One major seller of Angolan crude said:
- August is shaping up to be even weaker than June and July, but September has a strong tone.
- The levels in demand for September is believed to be related in part to the interest in specific grades suitable for refining into IMO-compliant bunker fuels.
- The Cabinda, Kissanje and Hungo grades especially suited to the new fuels were selling fast.
The sulphur regulation
From Jan. 1, International Maritime Organization (IMO) rules for marine fuel, also called bunker fuel, will bar ships from using fuels containing more than 0.5% sulphur, compared with 3.5% currently, to reduce air pollution.
Angolan grades to improve
As refiners increase their efforts to look for alternatives to present bunker fuel, Angolan grades will improve said Ehsan Ul-Haq, lead analyst for oil research and forecasts at Refinitiv.
Angola’s poor performance this summer came as backwardation in the oil market has made prompter deliveries more expensive and discouraged shipping crude long distance, while China stocked up on similar Iranian crudes ahead of U.S. sanctions and refining margins stayed low.
Traders said the pace of exports to China for July was roughly in line with June but deteriorated further next month.
Angola’s medium-to-heavy grades, which tend to yield larger quantities of middle distillates such as gasoil and jet fuel, have drawn higher demand in 2019 as U.S. sanctions removed comparable Venezuelan and Iranian varieties.
Differentials rose to all-time highs before beginning a months-long slide in June.

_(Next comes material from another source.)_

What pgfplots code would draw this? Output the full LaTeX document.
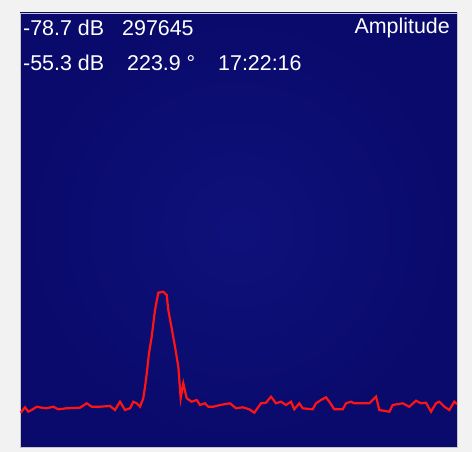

Traders say the situation is now steadying as refining margins have improved.
Angolan crude the best option?
Asian margins have lifted in recent weeks, pushing up demand from Chinese independent refiners for crudes from Russia, Oman, Brazil as well as Angola.
Margins for gasoil, the base for diesel and jet fuel, hit an eight-month high of $17.09 a barrel on Monday.
Ul-Haq of Refinitiv added that Angolan oil’s fate will also depend on distillate prices in the next few months.
“If distillate prices continue to move higher, using Angolan crudes could be a good option.”